Records from a data source

──────

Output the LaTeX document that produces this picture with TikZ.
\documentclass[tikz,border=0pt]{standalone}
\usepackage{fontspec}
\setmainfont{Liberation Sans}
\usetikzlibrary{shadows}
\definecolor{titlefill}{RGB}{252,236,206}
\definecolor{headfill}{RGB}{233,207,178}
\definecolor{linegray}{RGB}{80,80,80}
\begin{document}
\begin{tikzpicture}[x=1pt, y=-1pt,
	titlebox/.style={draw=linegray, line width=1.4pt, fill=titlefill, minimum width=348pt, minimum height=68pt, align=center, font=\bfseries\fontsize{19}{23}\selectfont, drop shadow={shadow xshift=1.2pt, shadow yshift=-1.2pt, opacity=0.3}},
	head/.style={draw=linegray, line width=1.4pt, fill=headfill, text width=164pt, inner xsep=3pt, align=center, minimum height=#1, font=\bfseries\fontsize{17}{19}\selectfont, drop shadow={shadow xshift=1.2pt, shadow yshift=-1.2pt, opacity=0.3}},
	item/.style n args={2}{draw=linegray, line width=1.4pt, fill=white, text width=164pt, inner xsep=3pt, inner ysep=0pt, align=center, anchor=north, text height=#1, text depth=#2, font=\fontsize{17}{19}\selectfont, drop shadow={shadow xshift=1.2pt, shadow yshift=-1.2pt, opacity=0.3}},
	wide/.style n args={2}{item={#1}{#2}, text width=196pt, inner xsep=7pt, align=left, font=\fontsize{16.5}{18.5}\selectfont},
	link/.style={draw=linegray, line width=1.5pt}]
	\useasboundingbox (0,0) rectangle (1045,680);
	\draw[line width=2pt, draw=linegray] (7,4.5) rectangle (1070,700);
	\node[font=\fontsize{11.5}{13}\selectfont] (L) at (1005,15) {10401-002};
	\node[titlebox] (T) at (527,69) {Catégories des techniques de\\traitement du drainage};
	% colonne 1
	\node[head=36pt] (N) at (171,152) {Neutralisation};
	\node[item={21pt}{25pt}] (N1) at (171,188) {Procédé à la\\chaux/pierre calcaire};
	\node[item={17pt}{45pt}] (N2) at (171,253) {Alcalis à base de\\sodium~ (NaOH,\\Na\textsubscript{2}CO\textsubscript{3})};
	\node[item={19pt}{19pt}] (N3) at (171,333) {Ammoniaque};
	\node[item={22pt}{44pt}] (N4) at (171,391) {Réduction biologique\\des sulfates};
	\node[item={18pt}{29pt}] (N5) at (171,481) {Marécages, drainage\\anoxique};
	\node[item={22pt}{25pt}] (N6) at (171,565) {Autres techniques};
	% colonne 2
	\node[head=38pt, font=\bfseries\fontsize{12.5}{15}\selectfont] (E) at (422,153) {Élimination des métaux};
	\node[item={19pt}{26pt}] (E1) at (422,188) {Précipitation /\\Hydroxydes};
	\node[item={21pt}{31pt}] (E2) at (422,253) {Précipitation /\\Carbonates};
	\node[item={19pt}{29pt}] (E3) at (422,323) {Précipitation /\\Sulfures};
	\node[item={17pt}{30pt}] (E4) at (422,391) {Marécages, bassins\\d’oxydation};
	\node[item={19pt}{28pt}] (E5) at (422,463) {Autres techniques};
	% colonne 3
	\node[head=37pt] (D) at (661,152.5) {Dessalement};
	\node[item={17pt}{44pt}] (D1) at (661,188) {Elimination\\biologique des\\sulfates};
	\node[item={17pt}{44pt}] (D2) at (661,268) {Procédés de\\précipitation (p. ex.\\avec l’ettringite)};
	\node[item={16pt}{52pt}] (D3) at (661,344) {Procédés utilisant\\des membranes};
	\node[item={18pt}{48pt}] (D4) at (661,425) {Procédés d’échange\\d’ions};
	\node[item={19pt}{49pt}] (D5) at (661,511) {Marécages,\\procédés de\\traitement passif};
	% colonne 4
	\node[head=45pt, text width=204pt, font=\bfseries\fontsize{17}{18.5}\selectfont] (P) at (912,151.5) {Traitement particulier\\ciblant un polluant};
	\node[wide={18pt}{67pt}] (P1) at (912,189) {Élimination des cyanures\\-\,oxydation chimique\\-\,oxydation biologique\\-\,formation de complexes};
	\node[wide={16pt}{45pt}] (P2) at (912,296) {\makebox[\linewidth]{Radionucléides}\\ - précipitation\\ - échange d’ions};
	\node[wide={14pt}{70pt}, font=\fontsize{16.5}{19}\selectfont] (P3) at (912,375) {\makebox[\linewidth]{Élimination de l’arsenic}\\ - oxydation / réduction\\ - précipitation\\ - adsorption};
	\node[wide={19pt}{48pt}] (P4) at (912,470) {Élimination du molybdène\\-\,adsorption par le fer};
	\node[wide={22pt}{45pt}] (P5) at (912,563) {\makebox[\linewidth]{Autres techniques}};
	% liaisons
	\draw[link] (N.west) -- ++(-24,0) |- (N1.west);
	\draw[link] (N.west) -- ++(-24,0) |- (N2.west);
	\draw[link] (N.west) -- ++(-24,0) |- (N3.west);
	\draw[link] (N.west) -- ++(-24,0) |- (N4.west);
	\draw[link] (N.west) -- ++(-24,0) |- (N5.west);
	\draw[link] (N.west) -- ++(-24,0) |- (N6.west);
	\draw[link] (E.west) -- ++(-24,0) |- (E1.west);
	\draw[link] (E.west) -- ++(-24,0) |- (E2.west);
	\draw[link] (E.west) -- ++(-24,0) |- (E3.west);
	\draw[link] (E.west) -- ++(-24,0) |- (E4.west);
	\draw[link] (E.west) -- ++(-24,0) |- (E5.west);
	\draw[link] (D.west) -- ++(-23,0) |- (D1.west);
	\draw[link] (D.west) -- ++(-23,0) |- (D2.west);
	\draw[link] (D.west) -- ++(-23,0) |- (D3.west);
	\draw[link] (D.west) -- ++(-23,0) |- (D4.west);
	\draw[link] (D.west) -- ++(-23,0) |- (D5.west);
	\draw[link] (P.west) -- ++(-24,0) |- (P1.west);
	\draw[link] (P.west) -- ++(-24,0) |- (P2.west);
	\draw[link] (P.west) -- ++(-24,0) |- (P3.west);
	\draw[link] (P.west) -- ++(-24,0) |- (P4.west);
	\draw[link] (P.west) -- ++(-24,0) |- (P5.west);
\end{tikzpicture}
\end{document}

──────

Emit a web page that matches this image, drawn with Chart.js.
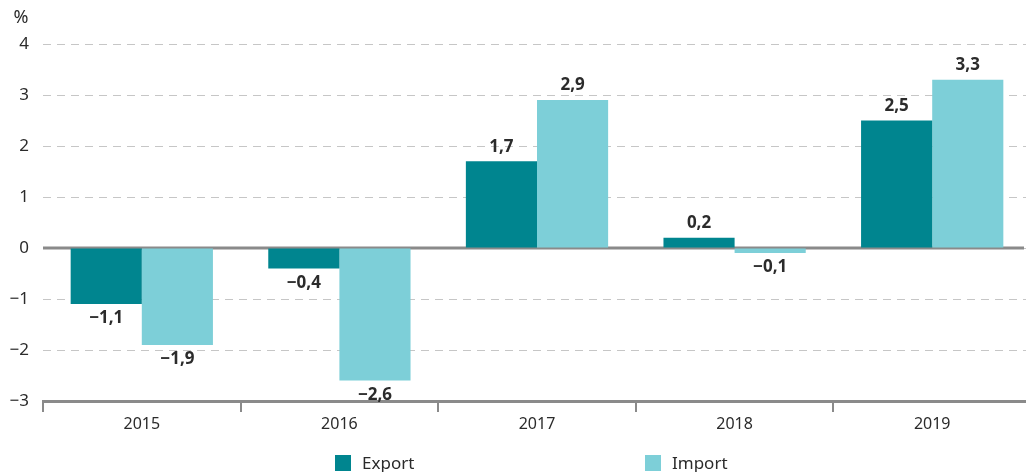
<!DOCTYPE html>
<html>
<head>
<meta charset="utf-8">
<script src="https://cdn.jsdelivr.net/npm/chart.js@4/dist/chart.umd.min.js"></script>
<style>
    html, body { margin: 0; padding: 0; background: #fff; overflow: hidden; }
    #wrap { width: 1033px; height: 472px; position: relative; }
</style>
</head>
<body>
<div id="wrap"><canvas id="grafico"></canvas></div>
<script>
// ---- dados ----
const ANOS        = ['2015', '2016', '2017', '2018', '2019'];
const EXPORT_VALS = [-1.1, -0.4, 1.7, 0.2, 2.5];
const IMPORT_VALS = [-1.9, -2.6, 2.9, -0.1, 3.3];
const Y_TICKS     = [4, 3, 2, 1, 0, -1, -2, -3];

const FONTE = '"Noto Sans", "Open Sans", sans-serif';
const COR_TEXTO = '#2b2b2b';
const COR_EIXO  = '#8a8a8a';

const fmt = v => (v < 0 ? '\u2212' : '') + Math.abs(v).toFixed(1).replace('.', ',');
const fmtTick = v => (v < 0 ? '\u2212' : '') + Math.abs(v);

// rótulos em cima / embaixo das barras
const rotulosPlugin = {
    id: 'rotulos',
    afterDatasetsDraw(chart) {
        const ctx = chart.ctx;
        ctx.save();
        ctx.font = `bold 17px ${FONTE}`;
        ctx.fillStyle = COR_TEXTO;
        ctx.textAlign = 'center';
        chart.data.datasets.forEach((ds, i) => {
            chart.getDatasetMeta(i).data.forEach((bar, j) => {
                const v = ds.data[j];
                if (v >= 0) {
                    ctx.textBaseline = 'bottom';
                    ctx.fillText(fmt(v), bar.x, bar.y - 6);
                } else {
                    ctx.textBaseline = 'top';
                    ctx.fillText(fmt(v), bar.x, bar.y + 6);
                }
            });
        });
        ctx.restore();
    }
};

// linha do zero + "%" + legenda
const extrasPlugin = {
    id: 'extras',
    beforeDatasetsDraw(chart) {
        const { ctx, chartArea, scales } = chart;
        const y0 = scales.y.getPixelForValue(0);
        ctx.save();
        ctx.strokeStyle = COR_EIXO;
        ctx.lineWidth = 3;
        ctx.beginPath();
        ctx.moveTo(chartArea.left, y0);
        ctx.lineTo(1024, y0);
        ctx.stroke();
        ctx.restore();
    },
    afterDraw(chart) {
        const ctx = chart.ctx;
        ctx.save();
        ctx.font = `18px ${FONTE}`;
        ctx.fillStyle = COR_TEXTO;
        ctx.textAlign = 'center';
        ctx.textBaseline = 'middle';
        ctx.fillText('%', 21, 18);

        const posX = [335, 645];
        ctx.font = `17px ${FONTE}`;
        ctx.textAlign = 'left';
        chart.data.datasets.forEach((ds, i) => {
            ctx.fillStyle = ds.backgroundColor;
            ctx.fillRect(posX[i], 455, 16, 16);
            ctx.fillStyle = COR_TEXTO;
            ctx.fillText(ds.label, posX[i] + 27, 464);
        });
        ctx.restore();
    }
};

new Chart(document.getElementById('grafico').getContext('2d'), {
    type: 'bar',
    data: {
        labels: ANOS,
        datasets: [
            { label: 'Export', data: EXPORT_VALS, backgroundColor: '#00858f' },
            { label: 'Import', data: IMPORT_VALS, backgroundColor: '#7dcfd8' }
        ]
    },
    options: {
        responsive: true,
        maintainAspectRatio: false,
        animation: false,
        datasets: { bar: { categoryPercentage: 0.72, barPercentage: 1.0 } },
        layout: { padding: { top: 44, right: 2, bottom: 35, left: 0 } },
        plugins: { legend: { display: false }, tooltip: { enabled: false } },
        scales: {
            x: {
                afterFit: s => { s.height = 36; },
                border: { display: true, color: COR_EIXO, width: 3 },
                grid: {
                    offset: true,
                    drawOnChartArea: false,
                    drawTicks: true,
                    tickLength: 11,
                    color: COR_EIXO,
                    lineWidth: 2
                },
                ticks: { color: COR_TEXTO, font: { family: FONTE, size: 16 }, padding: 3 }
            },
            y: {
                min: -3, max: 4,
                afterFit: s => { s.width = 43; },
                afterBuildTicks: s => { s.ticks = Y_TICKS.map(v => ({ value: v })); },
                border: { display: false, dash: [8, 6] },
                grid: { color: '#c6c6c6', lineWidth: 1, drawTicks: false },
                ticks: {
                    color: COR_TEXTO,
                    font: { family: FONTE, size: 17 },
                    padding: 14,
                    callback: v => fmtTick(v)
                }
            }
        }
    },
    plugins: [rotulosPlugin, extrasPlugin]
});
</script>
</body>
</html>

──────

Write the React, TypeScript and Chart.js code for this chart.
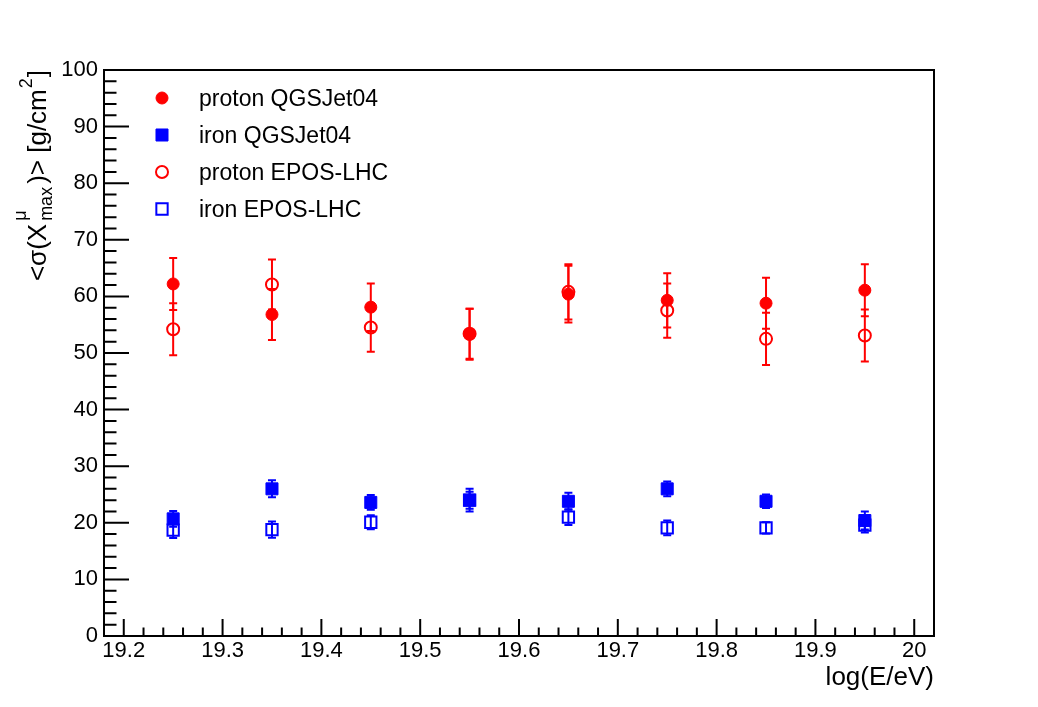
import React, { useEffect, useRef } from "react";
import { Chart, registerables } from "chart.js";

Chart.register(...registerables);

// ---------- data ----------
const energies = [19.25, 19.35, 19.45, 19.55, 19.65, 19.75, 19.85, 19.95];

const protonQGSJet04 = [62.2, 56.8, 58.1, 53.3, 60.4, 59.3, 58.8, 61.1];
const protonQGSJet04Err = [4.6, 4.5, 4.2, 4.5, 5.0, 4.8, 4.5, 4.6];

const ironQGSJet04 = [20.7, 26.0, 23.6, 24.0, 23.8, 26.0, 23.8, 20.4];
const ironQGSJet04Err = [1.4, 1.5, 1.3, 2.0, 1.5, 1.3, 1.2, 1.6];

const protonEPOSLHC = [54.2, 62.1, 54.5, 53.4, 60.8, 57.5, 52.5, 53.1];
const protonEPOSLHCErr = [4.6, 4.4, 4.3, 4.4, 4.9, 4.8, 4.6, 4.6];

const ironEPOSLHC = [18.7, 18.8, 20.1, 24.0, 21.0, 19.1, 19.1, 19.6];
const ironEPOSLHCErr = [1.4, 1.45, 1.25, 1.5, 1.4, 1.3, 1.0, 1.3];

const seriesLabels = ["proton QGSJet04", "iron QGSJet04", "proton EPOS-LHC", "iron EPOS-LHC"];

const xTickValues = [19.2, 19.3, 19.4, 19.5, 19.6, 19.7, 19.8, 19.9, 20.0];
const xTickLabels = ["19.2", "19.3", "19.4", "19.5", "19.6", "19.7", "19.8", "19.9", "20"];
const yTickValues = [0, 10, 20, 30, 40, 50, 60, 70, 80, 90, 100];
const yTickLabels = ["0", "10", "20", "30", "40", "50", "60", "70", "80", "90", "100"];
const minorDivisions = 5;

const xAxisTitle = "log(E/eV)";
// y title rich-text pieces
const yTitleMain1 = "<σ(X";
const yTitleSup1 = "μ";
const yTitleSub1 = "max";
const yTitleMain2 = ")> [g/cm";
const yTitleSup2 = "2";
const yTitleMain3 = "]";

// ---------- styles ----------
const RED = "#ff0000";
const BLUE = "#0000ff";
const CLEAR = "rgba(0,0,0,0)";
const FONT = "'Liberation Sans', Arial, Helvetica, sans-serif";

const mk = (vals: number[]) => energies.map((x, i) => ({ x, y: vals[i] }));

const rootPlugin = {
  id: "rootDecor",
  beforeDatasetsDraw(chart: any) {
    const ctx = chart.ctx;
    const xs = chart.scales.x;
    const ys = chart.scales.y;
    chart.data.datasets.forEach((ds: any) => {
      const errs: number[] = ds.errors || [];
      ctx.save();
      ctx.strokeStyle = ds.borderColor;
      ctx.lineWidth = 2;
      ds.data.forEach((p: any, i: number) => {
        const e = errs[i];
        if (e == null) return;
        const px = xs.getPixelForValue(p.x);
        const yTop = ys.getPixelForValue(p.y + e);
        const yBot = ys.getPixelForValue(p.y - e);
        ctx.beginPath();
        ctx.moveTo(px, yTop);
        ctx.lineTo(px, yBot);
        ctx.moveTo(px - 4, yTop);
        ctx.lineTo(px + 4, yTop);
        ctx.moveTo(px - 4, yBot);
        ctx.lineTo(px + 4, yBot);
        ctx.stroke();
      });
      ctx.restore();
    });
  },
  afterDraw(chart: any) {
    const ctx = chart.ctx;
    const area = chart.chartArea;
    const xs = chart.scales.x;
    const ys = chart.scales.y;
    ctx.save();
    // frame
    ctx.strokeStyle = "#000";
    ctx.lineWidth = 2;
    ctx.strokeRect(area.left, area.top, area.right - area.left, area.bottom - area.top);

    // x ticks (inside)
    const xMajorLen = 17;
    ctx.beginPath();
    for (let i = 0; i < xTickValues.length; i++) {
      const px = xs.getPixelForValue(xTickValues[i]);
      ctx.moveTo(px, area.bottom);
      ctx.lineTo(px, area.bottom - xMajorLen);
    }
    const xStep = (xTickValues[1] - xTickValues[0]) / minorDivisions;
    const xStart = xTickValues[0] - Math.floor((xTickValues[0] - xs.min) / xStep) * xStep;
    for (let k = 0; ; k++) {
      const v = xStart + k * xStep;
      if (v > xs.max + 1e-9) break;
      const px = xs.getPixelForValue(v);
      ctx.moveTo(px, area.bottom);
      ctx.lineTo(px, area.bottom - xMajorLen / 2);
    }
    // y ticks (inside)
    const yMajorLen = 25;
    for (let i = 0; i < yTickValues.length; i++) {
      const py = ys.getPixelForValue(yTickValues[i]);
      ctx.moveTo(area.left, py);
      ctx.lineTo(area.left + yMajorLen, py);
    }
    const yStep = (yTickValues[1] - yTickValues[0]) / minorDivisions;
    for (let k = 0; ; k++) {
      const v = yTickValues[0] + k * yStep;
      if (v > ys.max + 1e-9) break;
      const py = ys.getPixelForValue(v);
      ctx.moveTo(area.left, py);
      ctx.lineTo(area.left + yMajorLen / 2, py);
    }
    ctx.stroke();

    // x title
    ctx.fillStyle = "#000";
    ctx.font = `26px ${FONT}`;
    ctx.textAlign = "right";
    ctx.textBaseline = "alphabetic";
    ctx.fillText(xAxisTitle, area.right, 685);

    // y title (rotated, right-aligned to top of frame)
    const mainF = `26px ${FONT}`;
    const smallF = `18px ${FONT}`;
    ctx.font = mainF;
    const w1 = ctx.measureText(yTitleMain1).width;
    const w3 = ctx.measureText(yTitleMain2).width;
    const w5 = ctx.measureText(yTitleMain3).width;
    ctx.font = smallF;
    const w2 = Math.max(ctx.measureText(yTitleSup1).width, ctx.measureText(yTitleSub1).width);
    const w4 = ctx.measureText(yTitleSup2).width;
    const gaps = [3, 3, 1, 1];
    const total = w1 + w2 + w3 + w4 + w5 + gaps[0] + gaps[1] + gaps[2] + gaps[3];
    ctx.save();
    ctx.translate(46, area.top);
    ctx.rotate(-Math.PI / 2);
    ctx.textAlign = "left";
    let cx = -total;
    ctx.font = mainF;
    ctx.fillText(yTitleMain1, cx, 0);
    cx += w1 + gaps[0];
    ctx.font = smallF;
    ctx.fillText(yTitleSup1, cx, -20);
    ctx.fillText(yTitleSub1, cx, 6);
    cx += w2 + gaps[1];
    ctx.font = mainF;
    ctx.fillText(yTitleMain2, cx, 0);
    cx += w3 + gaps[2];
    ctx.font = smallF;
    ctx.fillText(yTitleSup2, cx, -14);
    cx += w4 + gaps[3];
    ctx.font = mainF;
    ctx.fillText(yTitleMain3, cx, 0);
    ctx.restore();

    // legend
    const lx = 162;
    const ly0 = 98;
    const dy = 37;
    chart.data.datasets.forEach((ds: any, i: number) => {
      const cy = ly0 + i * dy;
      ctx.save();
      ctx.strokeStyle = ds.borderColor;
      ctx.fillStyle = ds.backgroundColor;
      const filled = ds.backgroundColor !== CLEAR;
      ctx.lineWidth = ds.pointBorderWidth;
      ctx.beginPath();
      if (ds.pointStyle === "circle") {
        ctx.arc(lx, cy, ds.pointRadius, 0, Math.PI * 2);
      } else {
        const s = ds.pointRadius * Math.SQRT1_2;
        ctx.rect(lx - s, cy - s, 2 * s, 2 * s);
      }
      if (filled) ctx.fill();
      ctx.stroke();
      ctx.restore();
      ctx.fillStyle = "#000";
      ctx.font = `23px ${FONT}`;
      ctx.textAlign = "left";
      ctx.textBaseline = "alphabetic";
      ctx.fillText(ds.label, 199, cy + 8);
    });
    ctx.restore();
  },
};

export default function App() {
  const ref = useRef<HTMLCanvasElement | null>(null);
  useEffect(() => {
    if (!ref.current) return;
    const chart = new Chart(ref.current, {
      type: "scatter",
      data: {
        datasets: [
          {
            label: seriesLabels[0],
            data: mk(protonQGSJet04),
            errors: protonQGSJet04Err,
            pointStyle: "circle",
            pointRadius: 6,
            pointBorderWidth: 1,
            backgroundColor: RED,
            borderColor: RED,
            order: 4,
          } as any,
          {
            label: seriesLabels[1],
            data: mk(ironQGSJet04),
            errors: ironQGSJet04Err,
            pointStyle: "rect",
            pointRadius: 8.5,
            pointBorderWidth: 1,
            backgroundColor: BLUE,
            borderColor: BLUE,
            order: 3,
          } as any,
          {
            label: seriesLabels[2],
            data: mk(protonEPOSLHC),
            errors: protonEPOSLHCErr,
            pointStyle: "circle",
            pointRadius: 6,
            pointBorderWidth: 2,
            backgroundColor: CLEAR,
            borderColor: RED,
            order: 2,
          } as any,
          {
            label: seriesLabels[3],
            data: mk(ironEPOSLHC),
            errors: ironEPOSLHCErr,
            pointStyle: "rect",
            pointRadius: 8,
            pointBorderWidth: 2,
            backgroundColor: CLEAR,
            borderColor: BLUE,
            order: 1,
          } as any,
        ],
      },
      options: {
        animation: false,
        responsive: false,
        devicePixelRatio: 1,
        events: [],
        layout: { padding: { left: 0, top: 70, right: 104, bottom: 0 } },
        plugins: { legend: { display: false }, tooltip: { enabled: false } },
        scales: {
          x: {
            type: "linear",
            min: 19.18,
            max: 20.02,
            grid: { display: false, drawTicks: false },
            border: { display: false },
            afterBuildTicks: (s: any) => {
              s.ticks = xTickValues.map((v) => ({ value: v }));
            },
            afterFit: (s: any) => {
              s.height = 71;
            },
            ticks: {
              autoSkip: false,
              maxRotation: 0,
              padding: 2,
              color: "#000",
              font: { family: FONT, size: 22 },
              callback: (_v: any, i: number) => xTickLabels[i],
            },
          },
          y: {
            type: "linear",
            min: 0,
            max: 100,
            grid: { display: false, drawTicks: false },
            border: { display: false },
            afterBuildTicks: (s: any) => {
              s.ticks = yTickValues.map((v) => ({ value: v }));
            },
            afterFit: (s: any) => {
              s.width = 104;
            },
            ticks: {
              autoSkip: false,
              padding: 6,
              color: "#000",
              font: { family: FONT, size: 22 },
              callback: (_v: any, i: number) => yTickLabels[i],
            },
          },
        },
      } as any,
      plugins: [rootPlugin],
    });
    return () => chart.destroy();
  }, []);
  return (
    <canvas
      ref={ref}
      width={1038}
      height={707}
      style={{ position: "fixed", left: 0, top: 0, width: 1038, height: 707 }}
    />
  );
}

──────

(Directions for this task): From the records above, copy every line that holds the word "React".

(The response):
Write the React, TypeScript and Chart.js code for this chart.
import React, { useEffect, useRef } from "react";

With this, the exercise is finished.